The struggle against the whole of capitalism – that struggle which the CNT wanted to avoid – cannot be avoided. The workers’ revolution must be radical from the very outset, or it will be lost. There was required the complete expropriation of the possessing classes, the elimination of all power other than that of the armed workers, and the struggle against all elements opposing such a course. Not doing this, the May days of Barcelona, and the elimination of the revolutionary elements in Spain were inevitable. The CNT never approached the question of revolution from the viewpoint of the working class, but has always been concerned first of all with the organization. It was acting for the workers and with the aid of the workers, but was not interested in the self-initiative and action of the workers independent of organizational interests. What counted here was not the revolution but the CNT. And from the point of view of the interests of the CNT the anarchists had to distinguish between Fascism and Capitalism, between War and Peace. From this point of view, it was forced to participate in capitalist-nationalist policies and it had to toll tell the workers to cooperate with one enemy in order to crush another, in order later to be crushed by the first. The radical phrases of the anarchists were not to be followed; they only served as an instrument in the control of the workers by the apparatus of the CNT, “without the CNT,” they wrote proudly, “anti-fascist Spain cannot be governed.” They wanted to participate in governing the workers and ordering them around. They only asked for their proper share of the spoils, for they recognized that they could not very well have the whole for themselves. Like the ‘Bolsheviks’, they identified their own organizational needs with the needs and interests of the working class. What they decided was good, there was no need for the workers to think and decide for themselves, as this would only hinder the struggle and create confusion; the workers simply had to follow their savers. Not a single attempt to organize and consolidate real working class power. The CNT spoke anarchistically and acted bolshevistically, that is, capitalistically. In order to rule, or participate in the rule, it had to oppose all self-initiative on the part of the workers and so it had to stand for legality and order and government.

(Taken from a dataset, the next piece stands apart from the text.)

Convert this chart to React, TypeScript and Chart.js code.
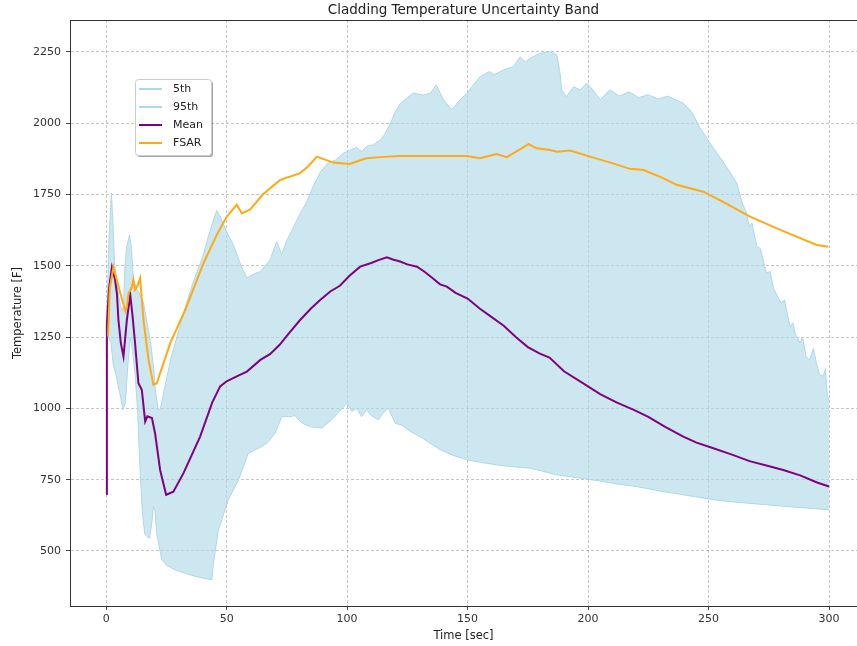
import React, { useEffect, useRef } from "react";
import { Chart, registerables } from "chart.js";

Chart.register(...registerables);

const chartTitle = "Cladding Temperature Uncertainty Band";
const xAxisLabel = "Time [sec]";
const yAxisLabel = "Temperature [F]";
const xTickValues = [0, 50, 100, 150, 200, 250, 300];
const yTickValues = [500, 750, 1000, 1250, 1500, 1750, 2000, 2250];

// 95th percentile (upper band edge)
const p95Time = [0, 0.6, 1.2, 2.2, 2.8, 3.5, 4.5, 5.5, 6.5, 7.2, 7.8, 8.6, 9.7, 10.5, 11.3, 12.5, 14, 15.5, 17, 18.3, 19.6, 20.5, 21.5, 22.4, 23.5, 25, 27, 30, 33, 36, 40, 43, 45.9, 47.5, 50, 53, 56, 58.4, 61, 64, 66, 68, 70.8, 72.8, 75, 78, 80.5, 83, 86, 89, 92, 95, 98.5, 101, 104, 106, 108, 111, 113.7, 115.5, 118, 120, 122, 125, 127.5, 131.7, 134.5, 137, 140, 143.4, 146.9, 149.7, 152, 155.2, 159, 161, 163.5, 166, 169, 171.8, 174, 176, 180, 184, 187, 188.4, 189, 191, 194, 196.7, 199.5, 202, 205, 209, 213, 217, 221, 225, 229, 233, 237, 239.5, 243, 246, 250.6, 254, 258, 261.7, 264, 265.5, 267, 268, 270, 271.5, 274, 275.5, 277, 280, 281.5, 283.8, 285, 286, 288, 289, 290.5, 292, 293.5, 295, 296, 297.6, 298.5, 299.3, 300];
const p95Temp = [1300, 1420, 1600, 1755, 1650, 1510, 1440, 1380, 1340, 1360, 1500, 1570, 1608, 1560, 1455, 1420, 1400, 1370, 1300, 1240, 1150, 1060, 1000, 995, 1040, 1100, 1180, 1270, 1360, 1440, 1530, 1620, 1694, 1670, 1620, 1570, 1500, 1457, 1470, 1480, 1500, 1521, 1585, 1540, 1590, 1640, 1684, 1720, 1780, 1830, 1860, 1870, 1895, 1905, 1915, 1900, 1918, 1925, 1941, 1960, 2000, 2040, 2068, 2090, 2105, 2099, 2105, 2134, 2082, 2047, 2082, 2105, 2130, 2163, 2181, 2170, 2181, 2190, 2198, 2233, 2215, 2228, 2245, 2251, 2240, 2175, 2117, 2093, 2128, 2117, 2140, 2117, 2082, 2117, 2095, 2110, 2090, 2100, 2085, 2095, 2080, 2070, 2040, 1990, 1930, 1890, 1840, 1790, 1720, 1690, 1637, 1650, 1570, 1560, 1474, 1480, 1420, 1370, 1380, 1287, 1300, 1260, 1230, 1250, 1180, 1170, 1210, 1150, 1120, 1112, 1140, 1040, 1030];

// 5th percentile (lower band edge)
const p5Time = [0, 1, 2, 3, 4, 5, 6, 7, 8, 9, 10, 11, 12, 13, 14, 15, 16, 17, 18, 19, 19.6, 20.3, 21, 22.4, 23.1, 25, 28.6, 33.5, 36.9, 40, 43.9, 44.5, 46.6, 50.7, 54.9, 59, 64.6, 67, 70.1, 72.9, 76.3, 78.4, 81, 84.6, 89.5, 94.3, 99.9, 102, 104, 106, 108, 110, 113, 115, 117, 120, 123, 126, 130.3, 134, 138.6, 144, 149.7, 156, 162, 169, 176, 181, 187, 193, 199.5, 205, 212, 220, 230, 239.5, 246, 253, 260, 267, 274, 282, 290, 300];
const p5Temp = [1240, 1250, 1230, 1150, 1120, 1080, 1040, 995, 1020, 1150, 1250, 1200, 1120, 1000, 800, 640, 560, 550, 545, 600, 656, 640, 560, 500, 470, 450, 434, 420, 411, 405, 399, 457, 574, 679, 749, 843, 866, 880, 913, 971, 971, 975, 950, 936, 931, 966, 1018, 990, 1000, 971, 995, 975, 960, 985, 1001, 948, 940, 920, 901, 880, 855, 835, 820, 810, 802, 795, 790, 780, 767, 760, 752, 745, 735, 726, 710, 697, 688, 679, 672, 667, 662, 656, 651, 644];

// Mean
const meanTime = [0, 0.3, 1.2, 2.4, 3.7, 4.5, 5.1, 6.1, 7.2, 8.6, 10, 11, 12, 13.4, 14.8, 16.2, 17.1, 19, 20.3, 22.4, 24.9, 27.9, 32.1, 39, 44, 47.3, 50, 54.2, 58.4, 64, 68, 72, 76, 80.5, 85, 88.8, 93, 97, 101, 105.4, 110, 113, 116.5, 119, 122, 125, 129, 132, 135, 138.6, 141.4, 145, 150, 155, 160, 165, 170, 175, 180, 184, 190, 198, 205, 212, 219, 225, 232, 239.5, 245, 252, 260, 267, 274, 281, 288, 295, 300];
const meanTemp = [700, 1293, 1420, 1495, 1451, 1400, 1310, 1229, 1182, 1310, 1398, 1320, 1229, 1088, 1065, 954, 972, 966, 913, 784, 697, 708, 773, 901, 1020, 1077, 1095, 1112, 1129, 1170, 1190, 1223, 1265, 1310, 1350, 1380, 1410, 1430, 1465, 1497, 1510, 1520, 1530, 1522, 1515, 1505, 1497, 1480, 1460, 1435, 1427, 1405, 1385, 1350, 1320, 1290, 1250, 1215, 1192, 1178, 1130, 1088, 1050, 1020, 995, 970, 935, 901, 880, 860, 837, 815, 800, 784, 765, 740, 726];

// FSAR
const fsarTime = [0.8, 1.5, 3, 4.4, 6, 8, 8.6, 9.3, 10.5, 11.3, 12, 13, 14.1, 15.5, 17.6, 19.6, 21, 26.6, 32.8, 40.4, 46, 50.1, 54.2, 56.3, 59.8, 65, 72.2, 80.5, 84, 87.4, 94.3, 101, 108, 115, 122, 135, 149.7, 155.2, 162, 166.3, 175.3, 178.7, 184.2, 187, 192.5, 200.8, 210, 217.4, 223, 230, 236.8, 247.8, 257, 267, 280, 294.9, 299.7];
const fsarTemp = [1252, 1420, 1495, 1451, 1400, 1340, 1357, 1404, 1420, 1451, 1416, 1430, 1457, 1310, 1170, 1083, 1088, 1229, 1345, 1509, 1610, 1673, 1714, 1684, 1698, 1750, 1801, 1825, 1850, 1883, 1862, 1857, 1877, 1882, 1885, 1885, 1885, 1877, 1892, 1881, 1927, 1912, 1906, 1900, 1904, 1883, 1860, 1840, 1836, 1812, 1784, 1760, 1720, 1673, 1625, 1573, 1567];

const toPoints = (ts: number[], vs: number[]) => ts.map((t, i) => ({ x: t, y: vs[i] }));

const FONT = "'DejaVu Sans', 'Liberation Sans', sans-serif";

const framePlugin = {
  id: "topFrame",
  afterDatasetsDraw(chart: any) {
    const { ctx, chartArea } = chart;
    ctx.save();
    ctx.strokeStyle = "#333";
    ctx.lineWidth = 1;
    ctx.beginPath();
    ctx.moveTo(chartArea.left, chartArea.top + 0.5);
    ctx.lineTo(chartArea.right, chartArea.top + 0.5);
    ctx.stroke();
    ctx.restore();
  },
};

const legendPlugin = {
  id: "boxLegend",
  afterDatasetsDraw(chart: any) {
    const { ctx } = chart;
    const x = 135, y = 79, w = 76, h = 76;
    ctx.save();
    ctx.fillStyle = "rgba(0,0,0,0.35)";
    ctx.beginPath();
    ctx.roundRect(x + 2, y + 2, w, h, 3);
    ctx.fill();
    ctx.fillStyle = "rgba(255,255,255,1)";
    ctx.strokeStyle = "#cccccc";
    ctx.lineWidth = 1;
    ctx.beginPath();
    ctx.roundRect(x + 0.5, y + 0.5, w, h, 3);
    ctx.fill();
    ctx.stroke();
    const items = [...chart.data.datasets].sort((a: any, b: any) => a.legendIndex - b.legendIndex);
    ctx.font = "11px " + FONT;
    ctx.textBaseline = "middle";
    ctx.textAlign = "left";
    items.forEach((ds: any, i: number) => {
      const yy = y + 10 + i * 18;
      ctx.strokeStyle = ds.borderColor;
      ctx.lineWidth = ds.legendWidth;
      ctx.beginPath();
      ctx.moveTo(x + 4, yy);
      ctx.lineTo(x + 27, yy);
      ctx.stroke();
      ctx.fillStyle = "#222";
      ctx.fillText(ds.label, x + 38, yy);
    });
    ctx.restore();
  },
};

export default function App() {
  const canvasRef = useRef<HTMLCanvasElement | null>(null);

  useEffect(() => {
    if (!canvasRef.current) return;
    Chart.defaults.font.family = FONT;
    const gridColor = "rgba(170,170,170,0.85)";
    const chart = new Chart(canvasRef.current, {
      type: "line",
      data: {
        datasets: [
          {
            label: "5th",
            data: toPoints(p5Time, p5Temp),
            borderColor: "rgb(173,216,230)",
            borderWidth: 1,
            pointRadius: 0,
            fill: false,
            order: 2,
            legendIndex: 0,
            legendWidth: 2,
          } as any,
          {
            label: "95th",
            data: toPoints(p95Time, p95Temp),
            borderColor: "rgb(173,216,230)",
            backgroundColor: "rgba(173,216,230,0.62)",
            borderWidth: 1,
            pointRadius: 0,
            fill: "-1",
            order: 2,
            legendIndex: 1,
            legendWidth: 2,
          } as any,
          {
            label: "Mean",
            data: toPoints(meanTime, meanTemp),
            borderColor: "rgb(128,0,128)",
            borderWidth: 2,
            pointRadius: 0,
            fill: false,
            order: 1,
            legendIndex: 2,
            legendWidth: 2,
          } as any,
          {
            label: "FSAR",
            data: toPoints(fsarTime, fsarTemp),
            borderColor: "rgb(255,170,20)",
            borderWidth: 2,
            pointRadius: 0,
            fill: false,
            order: 0,
            legendIndex: 3,
            legendWidth: 2,
          } as any,
        ],
      },
      options: {
        animation: false,
        responsive: false,
        layout: { padding: 0 },
        plugins: {
          legend: { display: false },
          tooltip: { enabled: false },
          title: {
            display: true,
            text: chartTitle,
            fullSize: false,
            color: "#222",
            font: { size: 13.5, weight: "normal", family: FONT },
            padding: { top: 2, bottom: 1.8 },
          },
        },
        scales: {
          x: {
            type: "linear",
            min: -15,
            max: 311.6,
            afterBuildTicks: (s: any) => {
              s.ticks = xTickValues.map((v) => ({ value: v }));
            },
            afterFit: (s: any) => {
              s.height = 40;
            },
            ticks: { color: "#333", font: { size: 11 }, padding: 3, maxRotation: 0, autoSkip: false, callback: (v: any) => String(v) },
            grid: { color: gridColor, lineWidth: 0.8, tickLength: 4, tickColor: "#444", tickWidth: 1, tickBorderDash: [] },
            border: { color: "#333", width: 1, dash: [3, 2] },
            title: { display: true, text: xAxisLabel, color: "#222", font: { size: 11.5 }, padding: { top: 0, bottom: 3 } },
          },
          y: {
            type: "linear",
            min: 307,
            max: 2362,
            afterBuildTicks: (s: any) => {
              s.ticks = yTickValues.map((v) => ({ value: v }));
            },
            afterFit: (s: any) => {
              s.width = 70;
            },
            ticks: { color: "#333", font: { size: 11 }, padding: 5, callback: (v: any) => String(v) },
            grid: { color: gridColor, lineWidth: 0.8, tickLength: 4, tickColor: "#444", tickWidth: 1, tickBorderDash: [] },
            border: { color: "#333", width: 1, dash: [3, 2] },
            title: { display: true, text: yAxisLabel, color: "#222", font: { size: 11.5 }, padding: { top: 11, bottom: 0 } },
          },
        },
      } as any,
      plugins: [framePlugin, legendPlugin],
    });
    return () => chart.destroy();
  }, []);

  return (
    <div style={{ position: "absolute", left: 0, top: 0, width: 857, height: 646, background: "#fff" }}>
      <canvas ref={canvasRef} width={857} height={646} style={{ display: "block" }} />
    </div>
  );
}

But there were more organizations in the field, and there is no identity of interests among those organizations. Each one is struggling against all others for supremacy, for the sole rule over the workers. The sharing of power by a number of organizations does not do away with the struggle between them. At times all organizations are forced to cooperate, but this is only a postponement of the final reckoning. One group must control. At the same time that the anarchists were proceeding from “one success to the other,” their position was continuously being undermined and weakness. The CNT’s assertion that it would not dictate to other organizations, or work against them, was in reality only a plea not to be attacked by others – a recognition of its own weakness. Being engaged in capitalist policy with its allies of the People’s Front, it left the broad masses with the possibility of choosing their favorite from among the bourgeois elements. The one who offered the most had the best chance. Moscow-fascism came into vogue even in Catalonia. For the masses saw in the support of Moscow the strength necessary for doing away with Franco and the war, Moscow and its People Front government meant international capitalist support. Moscow gained in influence, for the broad masses of Spain were still in favor of the continuation of the exploitation society. And they were strengthened in this attitude by the fact that the anarchists did nothing to clarify the situation, that is, to show that help from Moscow meant nothing more than the fight for a capitalism which pleases a few imperialist powers, even though it may disappoint others.

The anarchists became propagandists for the Moscow brand of fascism, the servants of those capitalist interests which oppose the present Franco plans in Spain. The revolution became a play ground of imperialist rivals. The masses had to die without knowing for whom or for what. The whole affair ceased to be the affair of the workers. And now it has also ceased to be the affair of the CNT. The war may be ended at any time by a compromise agreement between the imperialist powers. It may be ended with a defeat or with a success of Franco. Franco may drop Italy and Germany and turn to England and France. Or the former countries may cease to pay further attention to Franco. The situation in Spain might be decisively altered by the war brewing in the Far East. There is still a number of possibilities in addition to the most likely one, that is, victory for Franco-Fascism. But whatever happens, unless the workers throw up new barricades against the Loyalists also, unless the workers really attack capitalism, than whatever may be the outcome of the struggle in Spain it will have no real meaning to the working class, which will still be exploited and suppressed. A change in the military situation in Spain might force Moscow-Fascism once more to don the revolutionary garb. But from the viewpoint of the interests of the Spanish workers, as well as of the workers of the world, there is no difference between Franco-Fascism and Moscow-Fascism, however much difference there may be between Franco and Moscow. The barricades, if again erected, should not be torn down. The revolutionary watchword for Spain is: Down with the Fascists and also down with the Loyalists. However futile, in view of the present world situation, might be the attempt to fight for communism, still this is the only course for workers to adopt. “Better the sense of futility than the morbid energy that expends itself on false roads. We will preserve our sense of truth, of reason at all cost, even at the cost of futility.”